By Aaron Hicklin
For a long time, Max says he felt as awkward in gay bars as he did in straight ones. “When I would walk out of bars, I would say to myself, ‘Jared, you don’t fit in anywhere.’ I felt strongly discriminated against because I was more interested in sports and I don’t talk like this” -- he raises his voice a few octaves -- “ ‘Oh my gawd.’ ” He knows it’s unfair to make generalizations, but hell, gay men often generalize about him. “Do you know how much it pisses me off when gay guys say, ‘You’re so butch’? Fuck you! I am who I am. I wouldn’t say, ‘You’re such a fucking Mary,’ you know?’ ”
It’s a touchy subject for Max, who once went by the AOL screen name Dichotomy for good reason. “I didn’t realize I could be Jared, who is into sports, who is gay, who is into Rush,” he says, referring to his favorite band. College, he recalls, was “two years of hellish depression, where the most pleasant thoughts of the day were what people were going to say about me at my funeral.” He listened to a lot of Rush. “They had a song called ‘Bravado,’ ” he recalls. “For me, that song was a secret weapon that kept me alive every day and said, ‘Fuck you,’ to the world.” (These days, references to the Canadian rock band are a staple of his ESPN show).
A three-and-a-half-week relationship with another guy was transformative, but not in the way Max had hoped. “At the time, he said, ‘Jared, I’m not about to deal with somebody else’s identity crisis,’ and my response was, ‘You cold son of a bitch, what kind of friend are you?’ ”

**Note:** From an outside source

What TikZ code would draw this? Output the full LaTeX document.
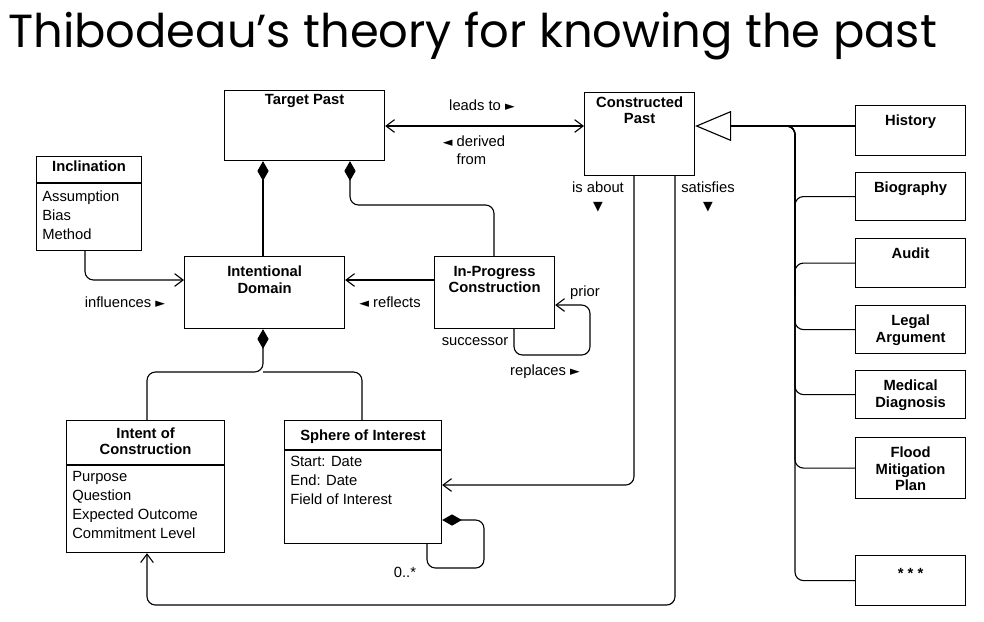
\documentclass[tikz,border=0pt]{standalone}
\usepackage{fontspec}
\setmainfont{Liberation Sans}
\newfontfamily\titlefont{Poppins}
\newfontfamily\symfont{DejaVu Sans}
\usetikzlibrary{arrows.meta, positioning}
\tikzset{
  cls/.style={rectangle, draw=black, line width=0.8pt, fill=white, anchor=north west, inner sep=0pt},
  head/.style={font=\fontsize{10.5}{11.5}\selectfont\bfseries, align=center, inner sep=1pt},
  attr/.style={font=\fontsize{10.5}{13.5}\selectfont, align=left, anchor=north west, inner sep=0pt},
  lbl/.style={font=\fontsize{10.5}{12.5}\selectfont, inner sep=1pt, align=left},
  conn/.style={line width=0.8pt, rounded corners=6pt},
  nav/.style={conn, -{Straight Barb[length=6pt, width=9pt]}},
  both/.style={conn, {Straight Barb[length=6pt, width=9pt]}-{Straight Barb[length=6pt, width=9pt]}},
  comp/.style={conn, {Diamond[length=14pt, width=8pt]}-},
  gen/.style={conn, -{Triangle[open, length=0.9cm, width=0.75cm, fill=white]}}
}
\newcommand{\rgt}{{\symfont\fontsize{9}{10}\selectfont ►}}
\newcommand{\lft}{{\symfont\fontsize{9}{10}\selectfont ◄}}
\newcommand{\dwn}{{\symfont\fontsize{9}{10}\selectfont ▼}}
\begin{document}
\begin{tikzpicture}[x=0.025cm, y=-0.025cm]
\useasboundingbox (0,0) rectangle (984,621);

% Title
\node[anchor=west, inner sep=0pt, font=\titlefont\fontsize{33}{38}\selectfont] (title) at (8,36) {Thibodeau’s theory for knowing the past};

% Classes
\node[cls, minimum width=4cm, minimum height=1.75cm] (tp) at (224,90) {};
\node[head, below=2pt of tp.north] {Target Past};
\node[cls, minimum width=2.75cm, minimum height=2.075cm] (cp) at (584,92) {};
\node[head, below=2pt of cp.north] {Constructed\\Past};
\node[cls, minimum width=2.625cm, minimum height=2.35cm] (inc) at (36,156) {};
\node[head, below=2pt of inc.north] {Inclination};
\draw[line width=0.8pt] (36,183) -- (141,183);
\node[attr] at (42,191) {Assumption\\Bias\\Method};
\node[cls, minimum width=4cm, minimum height=1.8cm] (dom) at (184,256) {};
\node[head, below=6pt of dom.north] {Intentional\\Domain};
\node[cls, minimum width=3cm, minimum height=1.8cm] (ipc) at (434,256) {};
\node[head, below=6pt of ipc.north] {In-Progress\\Construction};
\node[cls, minimum width=3.95cm, minimum height=3.3cm] (ioc) at (66,420) {};
\node[head, below=4pt of ioc.north] {Intent of\\Construction};
\draw[line width=0.8pt] (66,465) -- (224,465);
\node[attr] at (72,471) {Purpose\\Question\\Expected Outcome\\Commitment Level};
\node[cls, minimum width=3.925cm, minimum height=3.075cm] (soi) at (284,420) {};
\node[head, below=6pt of soi.north] {Sphere of Interest};
\draw[line width=0.8pt] (284,450) -- (441,450);
\node[attr] at (290,456) {Start: Date\\End: Date\\Field of Interest};

% Kinds of constructed past
\node[cls, minimum width=2.75cm, minimum height=1.25cm] (hist) at (855,105) {};
\node[head, below=6pt of hist.north] {History};
\node[cls, minimum width=2.75cm, minimum height=1.2cm] (bio) at (855,172) {};
\node[head, below=6pt of bio.north] {Biography};
\node[cls, minimum width=2.75cm, minimum height=1.225cm] (aud) at (855,238) {};
\node[head, below=6pt of aud.north] {Audit};
\node[cls, minimum width=2.75cm, minimum height=1.2cm] (leg) at (855,305) {};
\node[head, below=6pt of leg.north] {Legal\\Argument};
\node[cls, minimum width=2.75cm, minimum height=1.2cm] (med) at (855,370) {};
\node[head, below=6pt of med.north] {Medical\\Diagnosis};
\node[cls, minimum width=2.75cm, minimum height=1.525cm] (fmp) at (855,437) {};
\node[head, below=6pt of fmp.north] {Flood\\Mitigation\\Plan};
\node[cls, minimum width=2.75cm, minimum height=1.25cm] (etc) at (855,555) {};
\node[head, below=8pt of etc.north] {* * *};

% Generalization
\coordinate (trunk) at (730,126);
\draw[gen] (hist.west |- trunk) -- (cp.east |- trunk);
\foreach \k in {bio, aud, leg, med, fmp, etc}
  \draw[conn] (trunk) -| (795,300) |- (\k.west);

% Associations
\draw[both] (tp.east |- 0,126) -- (cp.west |- 0,126);
\node[lbl] at (482,105) {leads to \rgt};
\node[lbl] at (474,150) {\lft{} derived\\\phantom{\lft{} }from};
\draw[comp] (tp.south -| 263,0) -- (dom.north -| 263,0);
\draw[comp] (tp.south -| 350,0) |- (494,205) -- (ipc.north -| 494,0);
\draw[nav] (ipc.west |- 0,280) -- (dom.east |- 0,280);
\node[lbl] at (390,302) {\lft{} reflects};
\draw[nav] (inc.south -| 85,0) |- (dom.west |- 0,280);
\node[lbl] at (125,302) {influences \rgt};
\draw[nav] (ipc.south -| 514,0) |- (590,355) |- (ipc.east |- 0,305);
\node[lbl] at (585,293) {prior};
\node[lbl] at (475,342) {successor};
\node[lbl] at (545,372) {replaces \rgt};
\draw[comp] (dom.south -| 263,0) -- (263,372) -| (ioc.north -| 147,0);
\draw[conn] (263,372) -| (soi.north -| 362,0);
\draw[nav] (cp.south -| 634,0) |- (soi.east |- 0,485);
\node[lbl, align=center] at (598,197) {is about\\\dwn};
\draw[nav] (cp.south -| 675,0) |- (147,605) -- (ioc.south -| 147,0);
\node[lbl, align=center] at (708,197) {satisfies\\\dwn};
\draw[comp] (soi.east |- 0,520) -| (484,568) -| (soi.south -| 427,0);
\node[lbl] at (405,572) {0..*};
\end{tikzpicture}
\end{document}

The rejection had a profound effect on Max, who needed solace but had no idea how to find it. “That’s a really scary place for a lot of kids who don’t have anyone to turn to,” he says. “The only person who knew they were gay is the person they were in a relationship with.” So Max came out to his mother. “More than anything, what I needed was a hug and her just to say, ‘It’s OK,’ and it wasn’t there.” He spent the night sleeping in the basement, feeling as alone as he could ever remember. The hug came the following day and has been there for him ever since.

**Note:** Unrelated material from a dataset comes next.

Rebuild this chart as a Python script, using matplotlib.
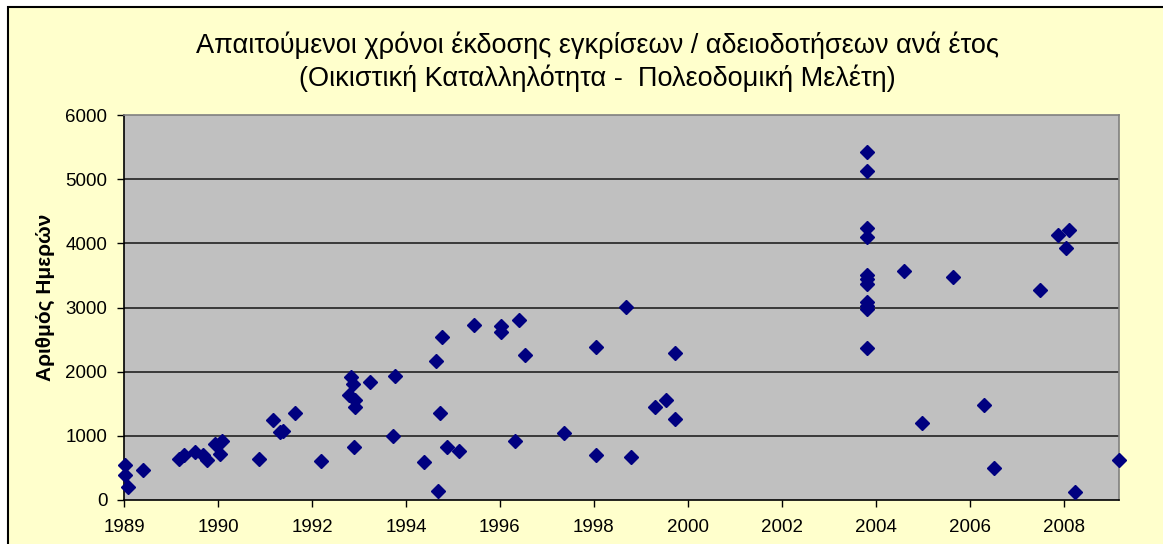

Most of his family has moved to Florida, but Max still lives in New Jersey, a few miles from the town where he grew up. Pictures of his heroes, Bob Dylan and Rush’s Geddy Lee, decorate what he calls his “sports study.” There’s a photo of Max with Andy Rooney, another of him with Robert Plant and Elvis Costello. He points to a painting called The Last Breakfast that shows a group of breakfast cereal mascots sitting around a long Last Supper-ish table. “Very few people can name them all,” he says, then proceeds to do just that. “You’ve got Boo Berry, Count Chocula, Franken Berry, Cap’n Crunch, Tony the Tiger, Trix Rabbit, that’s Cornelius from Corn Flakes, Coco Monkey for Cocoa Puffs, the Lucky Charms leprechaun…” The list goes on. “I don’t want to offend anyone,” says Max. “I’m Jewish, but I’m not really religious.”
We walk into the dining room. “This is one room in the house that will remain more old-fashioned,” he says. “I just recently painted this wall here -- the steakhouse feel is what I’m going for.” He points to another wall. “This blue is New York Yankees blue. I have Minnesota Vikings purple, New York Yankees gray, New York Rangers red.”
There is, apparently, a paint company dedicated to replicating the colors of sports teams. In another room, Max says, “This wall used to be both Ohio State yellow and Tulane green; I recently changed it to this periwinkle that I love.” He has a theory that football games look better on TV if the color combinations of the team complement each other, and he blames the Minnesota Vikings’ purple strip for turning him into a fan at the age of five. “That’s probably a little gay, too,” he chuckles.